» Data
· · ·

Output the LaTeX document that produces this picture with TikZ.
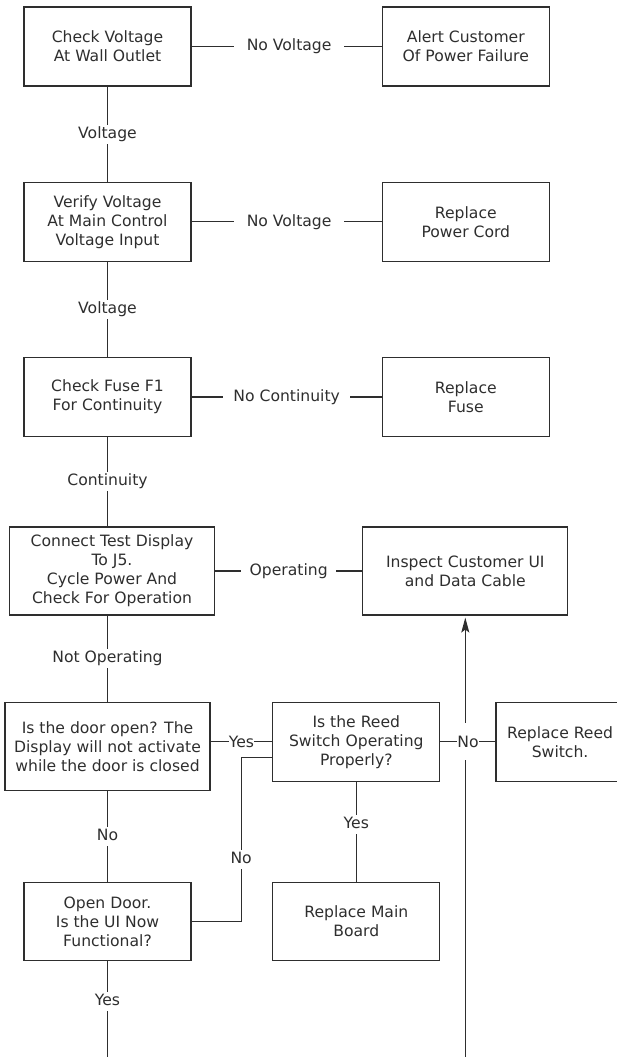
\documentclass[tikz,border=0pt]{standalone}
\usepackage{fontspec}
\setmainfont{DejaVu Sans}
\usepackage{xcolor}
\usepackage{tikz}
\usetikzlibrary{positioning,arrows.meta}
\definecolor{ink}{HTML}{2E2E2E}

\begin{document}
\begin{tikzpicture}[
	x=1pt,y=-1pt,
	>={Stealth[length=15pt,width=8pt,inset=3pt]},
	font=\fontsize{15.6}{19}\selectfont,
	color=ink,
	line width=1.3pt,
	state/.style={
		rectangle,
		draw,
		align=center,
		inner sep=0pt,
		minimum width=167pt,
		minimum height=79pt
	},
	wide/.style={
		state,
		minimum width=205pt,
		minimum height=88pt
	},
	lbl/.style={fill=white,inner xsep=13pt,inner ysep=0pt},
	tag/.style={fill=white,inner sep=1.5pt,text height=12pt,text depth=4pt},
	tight/.style={fill=white,inner xsep=0pt,inner ysep=1pt},
	]
	
	\useasboundingbox (0,0) rectangle (616,1057);
	
	\node[state] (check) at (107.5,46.5) {Check Voltage\\At Wall Outlet};
	\node[state] (alert) [right=190pt of check] {Alert Customer\\Of Power Failure};
	\node[state] (verify) [below=95pt of check] {Verify Voltage\\At Main Control\\Voltage Input};
	\node[state] (cord) [right=190pt of verify] {Replace\\Power Cord};
	\node[state] (fuse) [below=95pt of verify] {Check Fuse F1\\For Continuity};
	\node[state] (fusebox) [right=190pt of fuse] {Replace\\Fuse};
	\node[wide] (test) [below=89pt of fuse,xshift=4.5pt] {Connect Test Display\\To J5.\\Cycle Power And\\Check For Operation};
	\node[wide] (inspect) [right=147pt of test] {Inspect Customer UI\\and Data Cable};
	\node[wide] (door) [below=86pt of test,xshift=-4.5pt] {Is the door open? The\\Display will not activate\\while the door is closed};
	\node[state] (reed) [below right=0pt and 61.5pt of door.north east] {Is the Reed\\Switch Operating\\Properly?};
	\node[state,minimum width=128pt] (rreed) [right=55pt of reed] {Replace Reed\\Switch.};
	\node[state,minimum height=78pt] (open) [below=91pt of door] {Open Door.\\Is the UI Now\\Functional?};
	\node[state,minimum height=78pt] (board) [below=100pt of reed] {Replace Main\\Board};
	
	\coordinate (endL) at (open.south |- 0,1057);
	\coordinate (endR) at (inspect.south |- 0,1057);
	
	\draw (check) -- node[lbl,pos=0.513]{No Voltage} (alert);
	\draw (check) -- node[tag]{Voltage} (verify);
	\draw (verify) -- node[lbl,pos=0.513]{No Voltage} (cord);
	\draw (verify) -- node[tag]{Voltage} (fuse);
	\draw (fuse) -- node[lbl,inner xsep=10pt]{No Continuity} (fusebox);
	\draw (fuse) -- node[tag]{Continuity} (fuse.south |- test.north);
	\draw (test) -- node[lbl,inner xsep=8.5pt]{Operating} (inspect);
	\draw (door.north |- test.south) -- node[tag]{Not Operating} (door);
	\draw (door.east |- reed.west) -- node[tight]{Yes} (reed);
	\draw[->,shorten >=2pt] (endR) -- (inspect);
	\draw (reed) -- node[tight,inner ysep=12.5pt]{No} (rreed);
	\draw ([yshift=-15.5pt]reed.west) -- ++(-31pt,0) |- node[tag,pos=0.31]{No} (open.east);
	\draw (reed) -- node[tag,pos=0.43]{Yes} (board);
	\draw (door) -- node[tag]{No} (open);
	\draw (open) -- node[tag,pos=0.42]{Yes} (endL);
\end{tikzpicture}
\end{document}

· · ·

» Goal of the exercise
Leave out the pictures and repeat exactly the lines from the start of the material through the line that contains "(0,0) rectangle (616,1057);", both included.

» Answer
Output the LaTeX document that produces this picture with TikZ.
\documentclass[tikz,border=0pt]{standalone}
\usepackage{fontspec}
\setmainfont{DejaVu Sans}
\usepackage{xcolor}
\usepackage{tikz}
\usetikzlibrary{positioning,arrows.meta}
\definecolor{ink}{HTML}{2E2E2E}

\begin{document}
\begin{tikzpicture}[
	x=1pt,y=-1pt,
	>={Stealth[length=15pt,width=8pt,inset=3pt]},
	font=\fontsize{15.6}{19}\selectfont,
	color=ink,
	line width=1.3pt,
	state/.style={
		rectangle,
		draw,
		align=center,
		inner sep=0pt,
		minimum width=167pt,
		minimum height=79pt
	},
	wide/.style={
		state,
		minimum width=205pt,
		minimum height=88pt
	},
	lbl/.style={fill=white,inner xsep=13pt,inner ysep=0pt},
	tag/.style={fill=white,inner sep=1.5pt,text height=12pt,text depth=4pt},
	tight/.style={fill=white,inner xsep=0pt,inner ysep=1pt},
	]
	
	\useasboundingbox (0,0) rectangle (616,1057);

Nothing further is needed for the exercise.